• What to do
Check each line of the data for "size" and select those that have it.

• Dataset content
---------------

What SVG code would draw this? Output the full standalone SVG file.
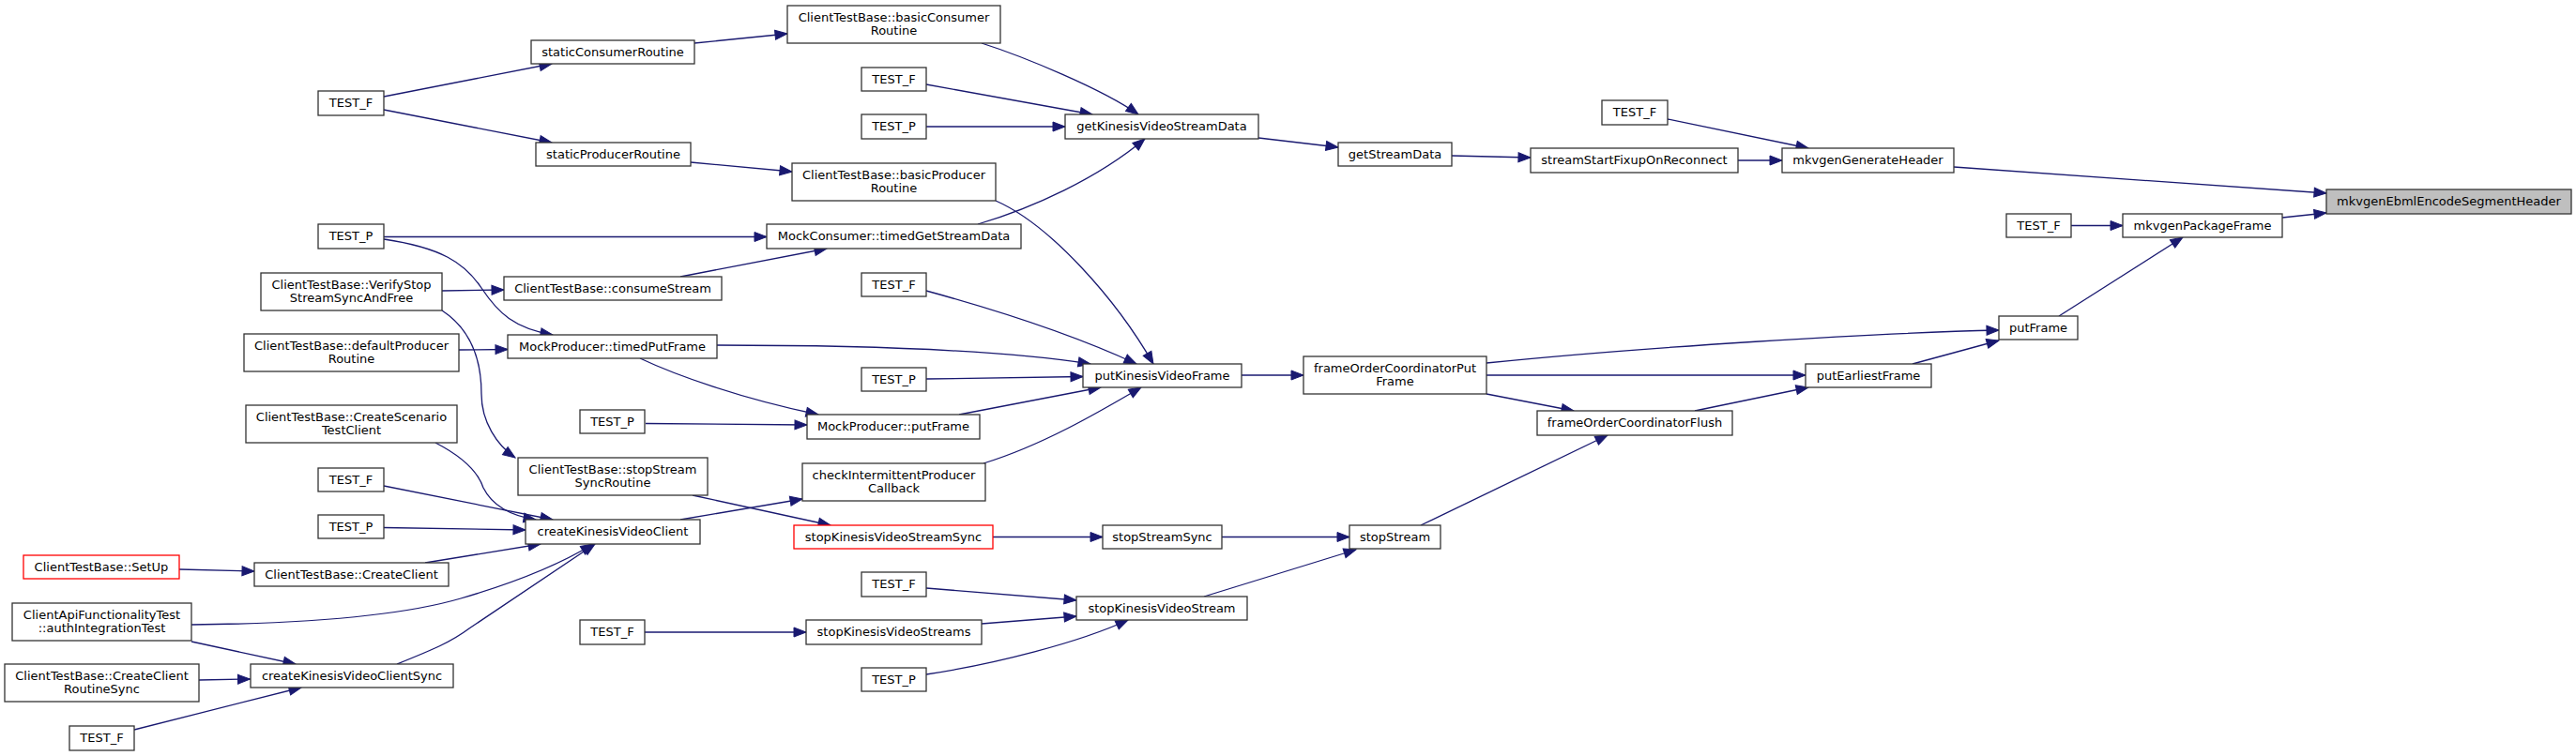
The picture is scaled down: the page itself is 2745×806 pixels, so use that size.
<svg xmlns="http://www.w3.org/2000/svg" width="2745" height="806" viewBox="0 0 2745 806">
<style>
.node rect{fill:#fff;stroke:#333;stroke-width:1.3}
.node.red rect{stroke:#ff0000}
.node.root rect{fill:#bfbfbf}
.node text{font-family:"DejaVu Sans","Liberation Sans",sans-serif;font-size:13px;text-anchor:middle;fill:#000}
#edges path{fill:none;stroke:#191970;stroke-width:1.3;marker-end:url(#arr)}
</style>
<defs>
<marker id="arr" markerUnits="userSpaceOnUse" markerWidth="14" markerHeight="11" refX="13" refY="5" orient="auto" overflow="visible">
<path d="M0,0 L13,5 L0,10 z" fill="#191970" stroke="#191970" stroke-width="1"/>
</marker>
</defs>
<rect x="0" y="0" width="2745" height="806" fill="#fff"/>
<g id="edges">
<path d="M409,103 L588,68"/>
<path d="M409,117 L588,152"/>
<path d="M740,46 L839,36"/>
<path d="M736,173 L844,183"/>
<path d="M1046,46 C1090,60 1175,95 1213,122"/>
<path d="M987,90 L1164,122"/>
<path d="M987,135 L1135,135"/>
<path d="M1042,239 C1100,222 1170,190 1220,148"/>
<path d="M1341,147 L1426,157"/>
<path d="M1547,166 L1631,168"/>
<path d="M1852,171 L1899,171"/>
<path d="M1777,127 L1927,158"/>
<path d="M2082,178 L2479,206"/>
<path d="M2432,232 L2479,227"/>
<path d="M2207,240.5 L2262,240.5"/>
<path d="M2194,337 L2326,253"/>
<path d="M1584,387 C1750,370 2000,355 2130,352"/>
<path d="M2038,388 L2130,363"/>
<path d="M1584,400 L1924,400"/>
<path d="M1584,420 L1677,438"/>
<path d="M1806,438 L1927,413"/>
<path d="M1514,560 L1713,464"/>
<path d="M1323,400 L1389,400"/>
<path d="M1302,572.5 L1438,572.5"/>
<path d="M1283,636 L1445,586"/>
<path d="M1058,572.5 L1175,572.5"/>
<path d="M987,627 L1147,640"/>
<path d="M1046,665 L1147,657"/>
<path d="M987,719 C1060,708 1150,685 1202,661"/>
<path d="M687,674 L859,674"/>
<path d="M725,554 L855,532"/>
<path d="M738,528 L885,560"/>
<path d="M1048,494 C1110,475 1170,440 1216,413"/>
<path d="M1022,442 L1173,413"/>
<path d="M987,404 L1154,401.5"/>
<path d="M764,368 C900,368 1060,372 1162,388"/>
<path d="M987,310 C1060,330 1140,355 1211,388"/>
<path d="M1061,214 C1120,240 1190,320 1229,388"/>
<path d="M682,382 C720,400 790,425 872,442"/>
<path d="M688,451.5 L860,453"/>
<path d="M409,252.5 L817,252.5"/>
<path d="M409,255 C470,264 495,280 513,307 S548,350 589,357"/>
<path d="M725,295 L881,265"/>
<path d="M471,310 L537,309"/>
<path d="M471,331 C500,350 513,380 513,420 C513,450 530,475 549,488"/>
<path d="M489,373 L541,372.5"/>
<path d="M464,472 C495,488 510,505 515,520 C525,540 545,550 571,554"/>
<path d="M409,518 L589,554"/>
<path d="M409,562.5 L560,565"/>
<path d="M453,600 L576,580"/>
<path d="M191,607 L271,609"/>
<path d="M204,666 Q402,664 491,638 T632,580"/>
<path d="M204,684 L315,708"/>
<path d="M212,725 L266.5,724"/>
<path d="M143,778 L321,733"/>
<path d="M423,708 C460,693 480,685 500,670 L634,580"/>
</g>
<g id="n_root" class="node root"><rect x="2479" y="202" width="261" height="26"/><text x="2609.5" y="219">mkvgenEbmlEncodeSegmentHeader</text></g>
<g id="n_genhdr" class="node"><rect x="1899" y="158" width="183" height="26"/><text x="1990.5" y="175">mkvgenGenerateHeader</text></g>
<g id="n_pkg" class="node"><rect x="2262" y="228" width="170" height="25"/><text x="2347" y="245">mkvgenPackageFrame</text></g>
<g id="n_tf_pkg" class="node"><rect x="2138" y="228" width="69" height="25"/><text x="2172.5" y="245">TEST_F</text></g>
<g id="n_putframe" class="node"><rect x="2130" y="337" width="84" height="25"/><text x="2172" y="354">putFrame</text></g>
<g id="n_tf_hdr" class="node"><rect x="1707" y="107" width="70" height="26"/><text x="1742" y="124">TEST_F</text></g>
<g id="n_ssfix" class="node"><rect x="1631" y="158" width="221" height="26"/><text x="1741.5" y="175">streamStartFixupOnReconnect</text></g>
<g id="n_getsd" class="node"><rect x="1426" y="152" width="121" height="25"/><text x="1486.5" y="169">getStreamData</text></g>
<g id="n_gkvsd" class="node"><rect x="1135" y="122" width="206" height="26"/><text x="1238" y="139">getKinesisVideoStreamData</text></g>
<g id="n_fpf" class="node"><rect x="1389" y="380" width="195" height="40"/><text x="1486.5" y="397">frameOrderCoordinatorPut</text><text x="1486.5" y="411">Frame</text></g>
<g id="n_pef" class="node"><rect x="1924" y="388" width="134" height="25"/><text x="1991" y="405">putEarliestFrame</text></g>
<g id="n_flush" class="node"><rect x="1638" y="438" width="208" height="26"/><text x="1742" y="455">frameOrderCoordinatorFlush</text></g>
<g id="n_stopstream" class="node"><rect x="1438" y="560" width="97" height="25"/><text x="1486.5" y="577">stopStream</text></g>
<g id="n_pkvf" class="node"><rect x="1154" y="388" width="169" height="25"/><text x="1238.5" y="405">putKinesisVideoFrame</text></g>
<g id="n_stopsync" class="node"><rect x="1175" y="560" width="127" height="25"/><text x="1238.5" y="577">stopStreamSync</text></g>
<g id="n_skvs" class="node"><rect x="1147" y="636" width="182" height="25"/><text x="1238" y="653">stopKinesisVideoStream</text></g>
<g id="n_skvss" class="node red"><rect x="846" y="560" width="212" height="25"/><text x="952" y="577">stopKinesisVideoStreamSync</text></g>
<g id="n_skvstreams" class="node"><rect x="859" y="661" width="187" height="26"/><text x="952.5" y="678">stopKinesisVideoStreams</text></g>
<g id="n_tf_skvs" class="node"><rect x="918" y="610" width="69" height="26"/><text x="952.5" y="627">TEST_F</text></g>
<g id="n_tp_skvs" class="node"><rect x="918" y="712" width="69" height="25"/><text x="952.5" y="729">TEST_P</text></g>
<g id="n_tf_skvstreams" class="node"><rect x="618" y="661" width="69" height="26"/><text x="652.5" y="678">TEST_F</text></g>
<g id="n_mpput" class="node"><rect x="860" y="442" width="184" height="26"/><text x="952" y="459">MockProducer::putFrame</text></g>
<g id="n_cipc" class="node"><rect x="855" y="494" width="195" height="40"/><text x="952.5" y="511">checkIntermittentProducer</text><text x="952.5" y="525">Callback</text></g>
<g id="n_tp_mpput" class="node"><rect x="618" y="437" width="69" height="25"/><text x="652.5" y="454">TEST_P</text></g>
<g id="n_tp_pkvf" class="node"><rect x="918" y="392" width="69" height="25"/><text x="952.5" y="409">TEST_P</text></g>
<g id="n_tf_pkvf" class="node"><rect x="918" y="291" width="69" height="25"/><text x="952.5" y="308">TEST_F</text></g>
<g id="n_mctgsd" class="node"><rect x="817" y="239" width="271" height="26"/><text x="952.5" y="256">MockConsumer::timedGetStreamData</text></g>
<g id="n_bpr" class="node"><rect x="844" y="174" width="217" height="40"/><text x="952.5" y="191">ClientTestBase::basicProducer</text><text x="952.5" y="205">Routine</text></g>
<g id="n_bcr" class="node"><rect x="839" y="6" width="227" height="40"/><text x="952.5" y="23">ClientTestBase::basicConsumer</text><text x="952.5" y="37">Routine</text></g>
<g id="n_tf_gk" class="node"><rect x="918" y="72" width="69" height="25"/><text x="952.5" y="89">TEST_F</text></g>
<g id="n_tp_gk" class="node"><rect x="918" y="122" width="69" height="26"/><text x="952.5" y="139">TEST_P</text></g>
<g id="n_scr" class="node"><rect x="566" y="43" width="174" height="25"/><text x="653" y="60">staticConsumerRoutine</text></g>
<g id="n_spr" class="node"><rect x="571" y="152" width="165" height="25"/><text x="653.5" y="169">staticProducerRoutine</text></g>
<g id="n_tf_static" class="node"><rect x="339" y="97" width="70" height="26"/><text x="374" y="114">TEST_F</text></g>
<g id="n_tp_left" class="node"><rect x="339" y="239" width="70" height="26"/><text x="374" y="256">TEST_P</text></g>
<g id="n_verify" class="node"><rect x="278" y="291" width="193" height="40"/><text x="374.5" y="308">ClientTestBase::VerifyStop</text><text x="374.5" y="322">StreamSyncAndFree</text></g>
<g id="n_consume" class="node"><rect x="537" y="295" width="232" height="25"/><text x="653" y="312">ClientTestBase::consumeStream</text></g>
<g id="n_defprod" class="node"><rect x="260" y="356" width="229" height="40"/><text x="374.5" y="373">ClientTestBase::defaultProducer</text><text x="374.5" y="387">Routine</text></g>
<g id="n_mptpf" class="node"><rect x="541" y="357" width="223" height="25"/><text x="652.5" y="374">MockProducer::timedPutFrame</text></g>
<g id="n_scen" class="node"><rect x="262" y="432" width="225" height="40"/><text x="374.5" y="449">ClientTestBase::CreateScenario</text><text x="374.5" y="463">TestClient</text></g>
<g id="n_sssr" class="node"><rect x="552" y="488" width="202" height="40"/><text x="653" y="505">ClientTestBase::stopStream</text><text x="653" y="519">SyncRoutine</text></g>
<g id="n_ckvc" class="node"><rect x="560" y="554" width="186" height="26"/><text x="653" y="571">createKinesisVideoClient</text></g>
<g id="n_tf_ckvc" class="node"><rect x="339" y="499" width="70" height="25"/><text x="374" y="516">TEST_F</text></g>
<g id="n_tp_ckvc" class="node"><rect x="339" y="549" width="70" height="25"/><text x="374" y="566">TEST_P</text></g>
<g id="n_setup" class="node red"><rect x="25" y="592" width="166" height="25"/><text x="108" y="609">ClientTestBase::SetUp</text></g>
<g id="n_cc" class="node"><rect x="271" y="600" width="207" height="25"/><text x="374.5" y="617">ClientTestBase::CreateClient</text></g>
<g id="n_auth" class="node"><rect x="13" y="643" width="191" height="40"/><text x="108.5" y="660">ClientApiFunctionalityTest</text><text x="108.5" y="674">::authIntegrationTest</text></g>
<g id="n_ccrs" class="node"><rect x="5" y="708" width="207" height="40"/><text x="108.5" y="725">ClientTestBase::CreateClient</text><text x="108.5" y="739">RoutineSync</text></g>
<g id="n_ckvcs" class="node"><rect x="267" y="708" width="216" height="25"/><text x="375" y="725">createKinesisVideoClientSync</text></g>
<g id="n_tf_bottom" class="node"><rect x="74" y="774" width="69" height="26"/><text x="108.5" y="791">TEST_F</text></g>
</svg>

---------------

• Result of the task
The picture is scaled down: the page itself is 2745×806 pixels, so use that size.
.node text{font-family:"DejaVu Sans","Liberation Sans",sans-serif;font-size:13px;text-anchor:middle;fill:#000}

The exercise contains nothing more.